## START DATA SUPPLIED

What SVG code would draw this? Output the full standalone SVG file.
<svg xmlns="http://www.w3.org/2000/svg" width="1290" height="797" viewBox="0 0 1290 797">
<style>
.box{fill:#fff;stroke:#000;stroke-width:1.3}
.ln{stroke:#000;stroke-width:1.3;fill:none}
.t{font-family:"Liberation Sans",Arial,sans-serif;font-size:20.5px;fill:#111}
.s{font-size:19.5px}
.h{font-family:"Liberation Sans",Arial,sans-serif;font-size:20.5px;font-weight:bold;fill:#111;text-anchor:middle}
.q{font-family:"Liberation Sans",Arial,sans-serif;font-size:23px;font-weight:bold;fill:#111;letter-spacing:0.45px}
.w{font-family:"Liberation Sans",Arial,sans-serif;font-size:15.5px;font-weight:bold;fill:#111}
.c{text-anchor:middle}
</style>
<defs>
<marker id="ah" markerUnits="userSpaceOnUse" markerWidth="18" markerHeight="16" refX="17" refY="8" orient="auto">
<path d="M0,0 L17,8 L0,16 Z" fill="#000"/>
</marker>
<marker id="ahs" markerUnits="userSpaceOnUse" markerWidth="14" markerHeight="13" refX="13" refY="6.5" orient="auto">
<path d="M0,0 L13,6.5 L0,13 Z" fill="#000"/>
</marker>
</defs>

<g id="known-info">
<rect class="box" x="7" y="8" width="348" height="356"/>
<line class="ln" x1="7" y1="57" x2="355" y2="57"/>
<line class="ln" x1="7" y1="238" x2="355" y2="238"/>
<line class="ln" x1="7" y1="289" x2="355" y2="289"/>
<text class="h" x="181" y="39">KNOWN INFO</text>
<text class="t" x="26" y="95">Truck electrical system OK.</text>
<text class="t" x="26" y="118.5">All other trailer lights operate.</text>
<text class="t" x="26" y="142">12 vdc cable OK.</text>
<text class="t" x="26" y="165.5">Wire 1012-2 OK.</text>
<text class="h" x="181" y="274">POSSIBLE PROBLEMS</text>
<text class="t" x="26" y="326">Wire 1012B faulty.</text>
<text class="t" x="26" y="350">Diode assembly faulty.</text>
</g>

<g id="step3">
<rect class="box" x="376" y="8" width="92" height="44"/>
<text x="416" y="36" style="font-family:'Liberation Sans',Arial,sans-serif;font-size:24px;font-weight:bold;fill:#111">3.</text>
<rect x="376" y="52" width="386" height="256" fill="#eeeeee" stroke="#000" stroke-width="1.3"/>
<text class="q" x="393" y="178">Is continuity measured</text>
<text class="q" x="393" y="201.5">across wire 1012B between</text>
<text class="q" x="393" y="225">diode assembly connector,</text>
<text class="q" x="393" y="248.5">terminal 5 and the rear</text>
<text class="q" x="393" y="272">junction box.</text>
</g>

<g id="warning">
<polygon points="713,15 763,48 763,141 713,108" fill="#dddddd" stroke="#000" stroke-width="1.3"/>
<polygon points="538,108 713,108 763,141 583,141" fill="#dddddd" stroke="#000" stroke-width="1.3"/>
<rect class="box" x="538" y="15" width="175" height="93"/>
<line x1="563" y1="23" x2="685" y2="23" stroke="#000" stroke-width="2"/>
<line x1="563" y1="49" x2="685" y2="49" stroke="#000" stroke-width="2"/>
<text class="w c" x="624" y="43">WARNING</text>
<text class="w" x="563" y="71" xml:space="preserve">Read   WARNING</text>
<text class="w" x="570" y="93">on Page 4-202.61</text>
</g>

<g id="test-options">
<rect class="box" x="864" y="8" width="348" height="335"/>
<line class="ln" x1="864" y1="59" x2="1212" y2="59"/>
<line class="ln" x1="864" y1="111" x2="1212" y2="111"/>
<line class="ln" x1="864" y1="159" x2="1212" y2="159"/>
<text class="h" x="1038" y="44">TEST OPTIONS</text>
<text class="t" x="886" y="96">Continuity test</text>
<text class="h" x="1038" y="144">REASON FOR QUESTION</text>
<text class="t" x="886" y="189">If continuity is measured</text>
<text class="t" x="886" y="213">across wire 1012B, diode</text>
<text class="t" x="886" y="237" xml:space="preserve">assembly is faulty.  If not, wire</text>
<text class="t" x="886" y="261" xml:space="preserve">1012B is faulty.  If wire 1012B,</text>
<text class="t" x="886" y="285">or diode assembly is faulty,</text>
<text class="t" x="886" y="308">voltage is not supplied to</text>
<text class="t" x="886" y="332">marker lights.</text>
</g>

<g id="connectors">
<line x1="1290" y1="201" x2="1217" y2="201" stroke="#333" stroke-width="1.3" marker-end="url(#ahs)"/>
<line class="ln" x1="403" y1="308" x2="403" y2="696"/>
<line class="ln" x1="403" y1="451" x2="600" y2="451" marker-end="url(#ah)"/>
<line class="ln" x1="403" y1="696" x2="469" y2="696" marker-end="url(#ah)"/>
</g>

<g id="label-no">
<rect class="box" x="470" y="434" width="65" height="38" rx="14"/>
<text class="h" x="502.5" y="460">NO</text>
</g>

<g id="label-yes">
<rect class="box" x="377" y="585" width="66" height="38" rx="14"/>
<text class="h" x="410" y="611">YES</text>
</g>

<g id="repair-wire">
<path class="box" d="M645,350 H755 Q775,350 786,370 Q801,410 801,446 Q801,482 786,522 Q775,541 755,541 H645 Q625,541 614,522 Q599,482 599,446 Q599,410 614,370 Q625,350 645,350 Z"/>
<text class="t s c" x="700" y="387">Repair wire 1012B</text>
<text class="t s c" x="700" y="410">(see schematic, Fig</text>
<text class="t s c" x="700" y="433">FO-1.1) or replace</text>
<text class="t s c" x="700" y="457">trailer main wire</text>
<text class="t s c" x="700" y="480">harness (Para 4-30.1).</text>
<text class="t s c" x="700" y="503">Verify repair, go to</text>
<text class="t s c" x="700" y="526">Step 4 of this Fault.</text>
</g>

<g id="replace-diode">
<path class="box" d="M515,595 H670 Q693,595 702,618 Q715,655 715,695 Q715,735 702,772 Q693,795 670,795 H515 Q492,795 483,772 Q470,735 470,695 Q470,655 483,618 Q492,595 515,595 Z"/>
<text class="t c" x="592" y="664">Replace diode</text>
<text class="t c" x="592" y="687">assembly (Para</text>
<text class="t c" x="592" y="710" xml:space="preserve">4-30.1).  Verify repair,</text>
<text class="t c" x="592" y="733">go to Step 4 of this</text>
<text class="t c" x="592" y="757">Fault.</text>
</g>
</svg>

## END DATA SUPPLIED
## START DATA SUPPLIED

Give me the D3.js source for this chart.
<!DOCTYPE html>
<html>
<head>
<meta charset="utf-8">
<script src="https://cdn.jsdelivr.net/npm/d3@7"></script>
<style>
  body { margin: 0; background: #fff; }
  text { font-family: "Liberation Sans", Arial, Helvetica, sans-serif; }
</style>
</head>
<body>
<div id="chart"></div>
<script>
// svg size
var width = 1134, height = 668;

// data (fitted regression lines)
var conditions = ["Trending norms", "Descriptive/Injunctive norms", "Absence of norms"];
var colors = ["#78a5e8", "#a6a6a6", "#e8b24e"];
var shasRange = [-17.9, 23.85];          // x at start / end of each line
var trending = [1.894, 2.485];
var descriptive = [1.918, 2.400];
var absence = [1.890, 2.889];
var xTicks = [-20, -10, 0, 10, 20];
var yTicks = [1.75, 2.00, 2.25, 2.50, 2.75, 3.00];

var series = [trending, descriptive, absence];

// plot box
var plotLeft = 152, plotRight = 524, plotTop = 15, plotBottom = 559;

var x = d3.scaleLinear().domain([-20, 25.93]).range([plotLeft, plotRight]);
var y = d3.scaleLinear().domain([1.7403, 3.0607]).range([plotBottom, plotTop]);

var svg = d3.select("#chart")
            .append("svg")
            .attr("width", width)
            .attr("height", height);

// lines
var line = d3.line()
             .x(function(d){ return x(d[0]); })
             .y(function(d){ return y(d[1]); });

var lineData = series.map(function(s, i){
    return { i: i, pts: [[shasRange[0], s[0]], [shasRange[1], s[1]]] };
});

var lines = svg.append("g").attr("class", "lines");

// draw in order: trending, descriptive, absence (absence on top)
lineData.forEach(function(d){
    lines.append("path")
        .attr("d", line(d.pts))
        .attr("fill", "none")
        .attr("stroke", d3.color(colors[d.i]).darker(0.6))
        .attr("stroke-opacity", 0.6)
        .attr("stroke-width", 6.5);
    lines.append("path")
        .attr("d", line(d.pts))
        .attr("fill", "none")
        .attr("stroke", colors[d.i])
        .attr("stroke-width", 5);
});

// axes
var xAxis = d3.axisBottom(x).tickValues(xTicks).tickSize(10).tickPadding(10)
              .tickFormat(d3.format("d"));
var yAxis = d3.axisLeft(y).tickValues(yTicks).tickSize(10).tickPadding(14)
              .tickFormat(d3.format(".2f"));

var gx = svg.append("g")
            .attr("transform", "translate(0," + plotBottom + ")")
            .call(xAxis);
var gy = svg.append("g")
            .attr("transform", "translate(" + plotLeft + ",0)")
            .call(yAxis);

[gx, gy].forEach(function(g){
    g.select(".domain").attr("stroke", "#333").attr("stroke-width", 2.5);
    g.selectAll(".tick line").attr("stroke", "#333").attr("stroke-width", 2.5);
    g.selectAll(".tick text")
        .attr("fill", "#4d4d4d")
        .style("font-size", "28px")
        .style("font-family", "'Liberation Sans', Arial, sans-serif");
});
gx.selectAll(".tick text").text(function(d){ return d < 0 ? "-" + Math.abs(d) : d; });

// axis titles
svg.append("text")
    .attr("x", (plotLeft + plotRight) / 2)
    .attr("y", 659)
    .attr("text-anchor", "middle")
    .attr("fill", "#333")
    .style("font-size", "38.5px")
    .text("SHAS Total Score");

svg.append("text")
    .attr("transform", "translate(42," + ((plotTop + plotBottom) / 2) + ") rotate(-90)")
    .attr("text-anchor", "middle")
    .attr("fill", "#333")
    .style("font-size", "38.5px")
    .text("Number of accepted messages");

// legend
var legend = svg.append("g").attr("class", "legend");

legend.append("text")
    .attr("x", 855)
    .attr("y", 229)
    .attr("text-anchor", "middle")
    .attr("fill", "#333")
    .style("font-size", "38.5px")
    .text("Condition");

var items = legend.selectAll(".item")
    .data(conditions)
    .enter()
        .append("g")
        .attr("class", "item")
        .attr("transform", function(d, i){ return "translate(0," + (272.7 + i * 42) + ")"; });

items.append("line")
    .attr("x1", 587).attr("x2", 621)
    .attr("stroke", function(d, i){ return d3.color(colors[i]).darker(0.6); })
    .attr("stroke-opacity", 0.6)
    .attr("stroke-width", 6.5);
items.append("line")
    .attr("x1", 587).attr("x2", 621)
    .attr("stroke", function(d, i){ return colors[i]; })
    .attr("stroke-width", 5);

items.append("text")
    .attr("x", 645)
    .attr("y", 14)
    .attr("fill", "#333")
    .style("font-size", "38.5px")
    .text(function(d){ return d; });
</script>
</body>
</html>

## END DATA SUPPLIED
## START DATA SUPPLIED

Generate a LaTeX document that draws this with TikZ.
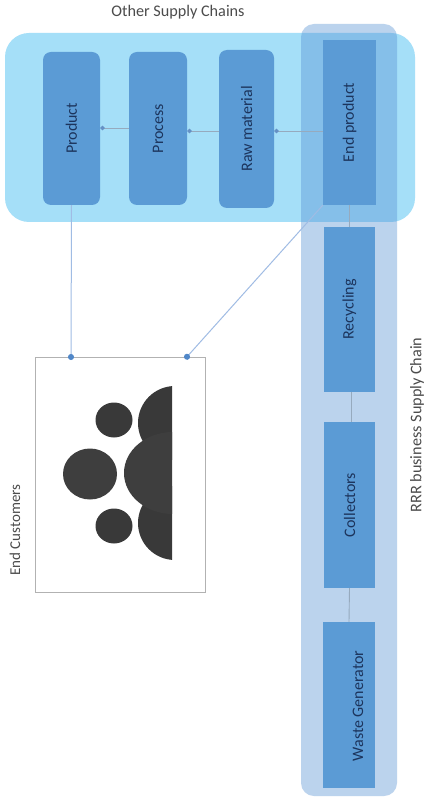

## END DATA SUPPLIED

■ **GOAL OF THE EXERCISE**
Go through the records and gather the lines that hold "chart".

■ **EXERCISE RESULT**
Give me the D3.js source for this chart.
<div id="chart"></div>
var svg = d3.select("#chart")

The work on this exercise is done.